1. Relating to England or Britain and Ireland: the Anglo-Irish agreement, Anglo-Irish tensions.

2. Relating to the English in Ireland and the Protestant Ascendancy: ‘PAT. He was an Anglo-Irishman. / MEG. In the blessed name of God, what's that? / PAT. A Protestant with a horse’ ( Brendan Behan, The Hostage, 1958, Act I). The term is disliked by many Irish nationalists when used to refer to Irish literature in English or when it obtrusively recalls the centuries of English/British rule over Ireland.

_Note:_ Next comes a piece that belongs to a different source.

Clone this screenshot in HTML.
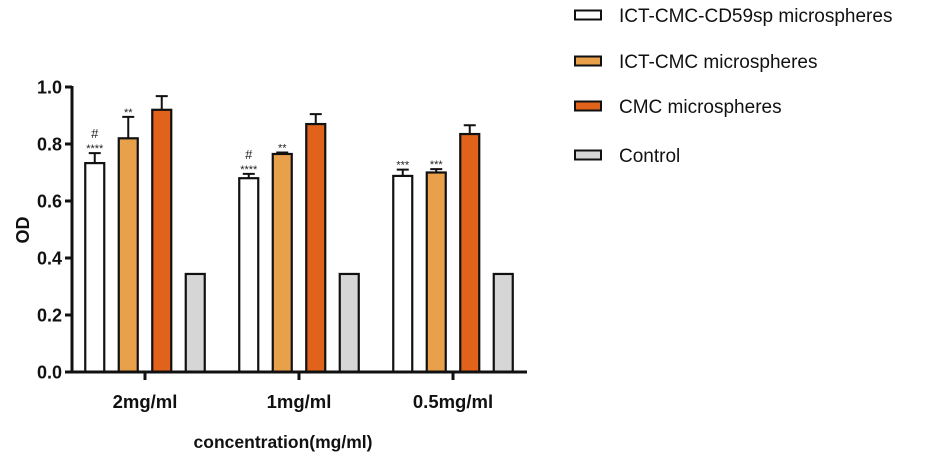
<!DOCTYPE html>
<html><head><meta charset="utf-8"><style>
html,body{margin:0;padding:0;background:#fff;}
svg{display:block;font-family:"Liberation Sans",Arial,sans-serif;}
</style></head><body>
<svg id="chart" width="949" height="466" viewBox="0 0 949 466"></svg>
<script>
const categories = ["2mg/ml","1mg/ml","0.5mg/ml"];
const seriesNames = ["ICT-CMC-CD59sp microspheres","ICT-CMC microspheres","CMC microspheres","Control"];
const seriesColors = ["#ffffff","#e8a04a","#e0621b","#d6d6d6"];
const valuesCD59 = [0.733,0.680,0.688];
const valuesICT = [0.820,0.765,0.700];
const valuesCMC = [0.920,0.870,0.835];
const valuesControl = [0.344,0.344,0.344];
const errCD59 = [0.035,0.015,0.022];
const errICT = [0.075,0.005,0.012];
const errCMC = [0.048,0.035,0.031];
const errControl = [0,0,0];
const annotations = [["#\n****","**","",""],["#\n****","**","",""],["***","***","",""]];
const yTicks = [0,0.2,0.4,0.6,0.8,1.0];
const yTickLabels = ["0.0","0.2","0.4","0.6","0.8","1.0"];

const allVals=[valuesCD59,valuesICT,valuesCMC,valuesControl];
const allErr=[errCD59,errICT,errCMC,errControl];
const NS="http://www.w3.org/2000/svg";
const svg=document.getElementById('chart');
const y0=372, yTop=87, xL=72, xR=527;
const yScale=v=>y0-(v/1.0)*(y0-yTop);
const groupCenter=i=>145+i*154;
const barW=19, pitch=33.5;
const barX=(g,s)=>groupCenter(g)+(s-1.5)*pitch-barW/2;
function mk(tag,attrs,parent){const e=document.createElementNS(NS,tag);for(const k in attrs)e.setAttribute(k,attrs[k]);(parent||svg).appendChild(e);return e;}

categories.forEach((c,g)=>{
  allVals.forEach((arr,s)=>{
    const x=barX(g,s), v=arr[g], yt=yScale(v);
    const b=mk('rect',{x:x,y:yt,width:barW,height:y0-yt,fill:seriesColors[s],stroke:'#111','stroke-width':2.2});
    
    
    const e=allErr[s][g];
    if(e>0){
      const cx=x+barW/2, ye=yScale(v+e);
      const eb=mk('path',{d:`M${cx},${yt} V${ye} M${cx-6},${ye} H${cx+6}`,stroke:'#111','stroke-width':2,fill:'none'});
      
      
    }
    const a=annotations[g][s];
    if(a){
      const top=yScale(v+e);
      const lines=a.split("\n");
      lines.forEach((ln,i)=>{
        const yy=top-4-(lines.length-1-i)*11;
        const isStar=ln[0]==='*';
        const t=mk('text',{x:x+barW/2,y:isStar?yy+3:yy,'text-anchor':'middle','font-size':isStar?11:13,fill:'#222'});
        t.textContent=ln;
        
        
      });
    }
  });
  const tk=mk('line',{x1:groupCenter(g),x2:groupCenter(g),y1:y0,y2:y0+8,stroke:'#111','stroke-width':3});
  
  
  const tl=mk('text',{x:groupCenter(g),y:408,'text-anchor':'middle','font-size':18.5,'font-weight':'bold',fill:'#111'});
  tl.textContent=c;
  
  
});

const ya=mk('line',{x1:xL,x2:xL,y1:yTop-1,y2:y0+1.5,stroke:'#111','stroke-width':3});

const xa=mk('line',{x1:xL-1.5,x2:xR,y1:y0,y2:y0,stroke:'#111','stroke-width':3});

yTicks.forEach((t,i)=>{
  const yy=yScale(t);
  const l=mk('line',{x1:xL-7,x2:xL,y1:yy,y2:yy,stroke:'#111','stroke-width':3});
  
  const tx=mk('text',{x:xL-10,y:yy+6.5,'text-anchor':'end','font-size':18,'font-weight':'bold',fill:'#111'});
  tx.textContent=yTickLabels[i];
  
});
const yt=mk('text',{x:0,y:0,transform:'translate(29,230) rotate(-90)','text-anchor':'middle','font-size':18,'font-weight':'bold',fill:'#111'});
yt.textContent='OD';
const xt=mk('text',{x:283,y:448,'text-anchor':'middle','font-size':17.5,'font-weight':'bold',fill:'#111'});
xt.textContent='concentration(mg/ml)';

const legY=[15,61,106,155];
seriesNames.forEach((n,s)=>{
  const r=mk('rect',{x:575,y:legY[s]-4.5,width:26,height:9,fill:seriesColors[s],stroke:'#111','stroke-width':2});
  
  const t=mk('text',{x:619,y:legY[s]+7,'font-size':19,fill:'#111'});
  t.textContent=n;
});
</script>
</body></html>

3. A term, especially in linguistics, for a variety of English spoken over most of Ireland. It derives mainly from the English brought to Ireland by 17c Planters (settlers) from England, modified by contacts with Irish Gaelic, Ulster Scots, and Hiberno-English. It is a continuum of usage influenced by the level of education of its speakers, their regional origin, and the area of original settlement. The usage of more educated speakers approximates to Irish broadcasting norms, whereas less educated speakers have more distinctive accents and non-standard usages.

Pronunciation

The middle-class Anglo-Irish accent has been influenced by and continues to be close to RP. However, it is rhotic (with a retroflex r) and the /t, d/ in words like true and drew tend to be dental rather than alveolar, suggesting ‘thrue’ and ‘dhrew’. In working-class speech, the following features are common: (1) Words such as leave and tea sound like ‘lave’ and ‘tay’, cold and old sound like ‘cowl’ and ‘owl’, bull and could can rhyme with ‘cull’ and ‘bud’, and which and whether are distinguished from witch and weather (beginning with /hw/, not /w/). (2) In such words as arm and film, a vowel often opens up the consonant clusters: ‘aram’ and ‘fillim’. (3) In the South, words such as pence are often pronounced ‘pensh’ (an /ʃ/ in word-final position) and story and small are often pronounced ‘shtory’ and ‘shmall’ (an /ʃ/ in consonant clusters). Less often, such words as fizzed and puzzle sound like ‘fizhd’ and ‘puzhl’ (a /ʒ/ in consonant clusters). Also in Southern Anglo-Irish, words such as thin and then sound like ‘tin’ and ‘den’ (/ǒ, ɵ/ replaced by /t, d/). Words such as try, dry, butter, and under sound like thry, dhry, butther, and undher (with interdental rather than alveolar plosives).

Grammar

Standard Anglo-Irish is close to the standard BrE varieties. Non-standard Anglo-Irish syntax has six features also found outside Ireland: (1) Done and seen in the past tense: She done it because she seen me do it. (2) Special past participles: He has div He has dived; They have went They have gone. (3) Auxiliary have reduced to a: You should a knew You should have known; They would a helped you. (4) Them as a demonstrative plural adjective and pronoun: Them shoes is lovely yet. Them's the ones I wanted. (5) A plural form of you. In the South, it tends to be ye (rhyming with he: Ye'll all get what's comin to ye) or youse (rhyming with whose: Youse childher will get a good beatin' when your father gets in!). In the North, it is yiz (rhyming with his: Yiz'll all get what's comin to yiz, Yiz childher will get…). (6) Singular be with plural subjects: Me and Mick's fed up, Mary and the daughter's out shopping, Yiz is late, Themins (those ones) is no use. Such features are probably tolerated higher up the social ladder than in Britain.

Vocabulary



1. Distinctive words never current in the standard language: atomy a small, insignificant person, as in Did you ever see such a wee atomy of a man?; cog to cheat, for example by copying, as in I wouldn't let just anybody cog my exercise; thole to endure, as in There was nothin for it but to thole (shared with ScoE).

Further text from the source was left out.